Billet invité.
Une frénésie d’innovations s’est emparée d’un monde financier connu pour être plus compassé. On ne reviendra pas sur l’Helicopter Money, dont le succès éditorial ne tarit pas à défaut d’avoir encore décollé, ni sur ces taux négatifs hier impensables qui paraissent promis à un avenir durable. Car il y a plus prometteur à venir !
Le bitcoin a déjà suscité un indéniable intérêt dans le milieu bancaire, convaincu que l’innovation technologique n’allait pas s’arrêter aux portes d’établissements dont le vernis vénérable a de toute façon craqué. Pourquoi dès lors s’arrêter en si bon chemin, la technologie à la base du bitcoin, la blockchain, étant déjà assurée d’un brillant avenir ?
Dans la machinerie complexe du monde financier, elle présente tous les avantages, supprimant les intermédiaires, diminuant les coûts, accélérant les processus et garantissant la sécurité des échanges et des transactions. De grands bouleversements sont donc en gestation, qui vont cependant pendre leur temps. Certes, la blockchain permettrait également de supprimer les structures hiérarchiques pyramidales – en l’occurrence les banques elles-mêmes – mais c’est d’une autre histoire dont se sont emparés les partisans de la Decentralized Autonomous Organization (DAO). Ils y voient l’opportunité de construire une nouvelle société en rupture avec l’actuelle. Avec les ambitions plus limitées des acteurs du secteur financier, la blockchain illustre parfaitement l’expression « code is law » (le code, c’est la loi !) qui fait désormais florès, quitte à y rajouter : à condition que les banques en soient à l’origine.
Pouvant rendre sans objet l’intermédiation des banques, elle est par essence disruptive. On comprend que ces dernières soient à l’initiative afin de contenir son potentiel. Face à une baisse de leur rendement et à la nécessité de réduire leurs coûts, elles voient également dans la blockchain une excellente opportunité, une fois celle-ci dédiée à leur service. Plus de quarante grandes banques mondiales ont ainsi pris une participation dans R3 Global Collaborative Labs, une startup qui conçoit des applications de celle-ci pour les transactions financières. Et les startups proposant des offres de service prolifèrent par ailleurs.

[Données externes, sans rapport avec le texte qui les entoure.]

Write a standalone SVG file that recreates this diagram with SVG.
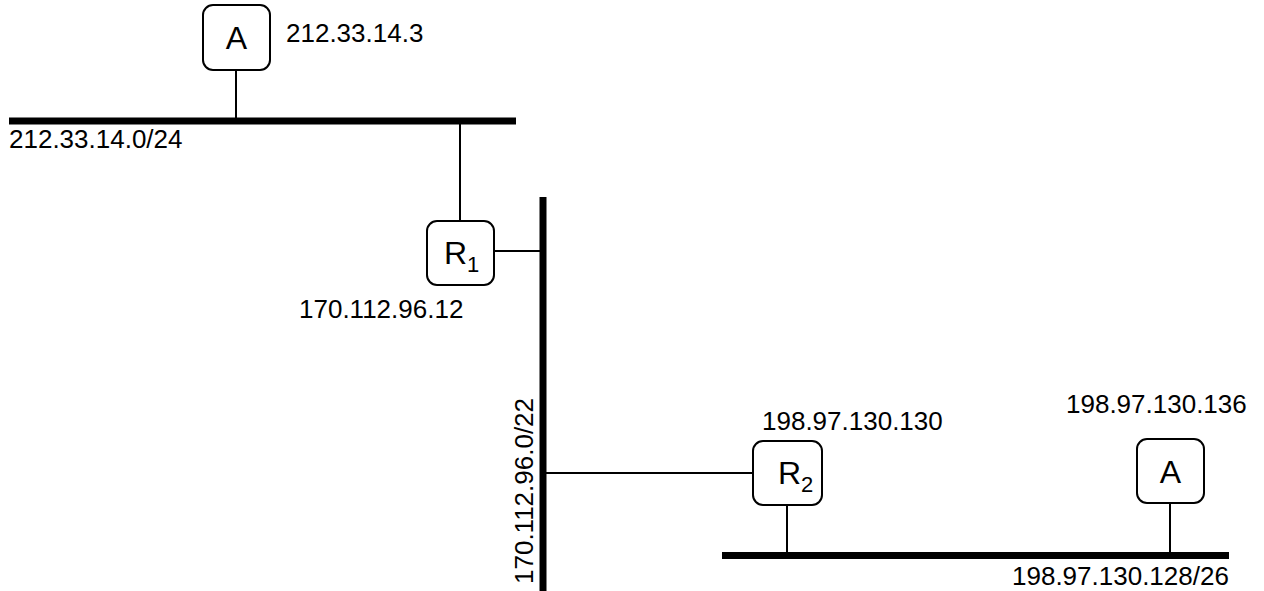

De manière inattendue, c’est du côté des banques centrales qu’est venue une forte transgression. Plus précisément du vice-gouverneur de la Banque d’Angleterre, Ben Broadbent. À l’occasion d’une conférence prononcée à la London School of Economics, celui-ci a envisagé la possibilité d’ouvrir des comptes aux entreprises et même aux particuliers, une faculté qui était réservée aux seules banques commerciales. Avec l’extinction de la monnaie fiduciaire programmée à terme, cette innovation reviendrait à nationaliser le marché monétaire si les particuliers pouvaient accéder aux guichets des banques centrales. Avec la mise en œuvre du blockchain les échanges monétaires deviendraient traçables et il serait possible de déceler les opérations de blanchiment d’argent et les fraudes fiscales. À y réfléchir, une telle transparence risque d’y faire obstacle.
Deux options sont disponibles, analyse plus sagement Ben Broadbent. Il voit soit la réduction du rôle des banques au « narrow banking », en les cantonnant strictement aux dépôts et à la détention d’actifs liquides et présumés sûrs comme les titres souverains. Ou bien il propose d’élargir celui des banques centrales qui ouvriraient leurs guichets à une sélection de la clientèle des banques commerciales.
Cependant, tout occupé à de périlleuses acrobaties à propos de « la monnaie banque centrale », il ne va pas jusqu’à évoquer le cataclysme que représenterait la pure et simple disparition des banques commerciales et centrales, cette logique ultime de l’application de la blockchain ! On ne peut pas trop en demander.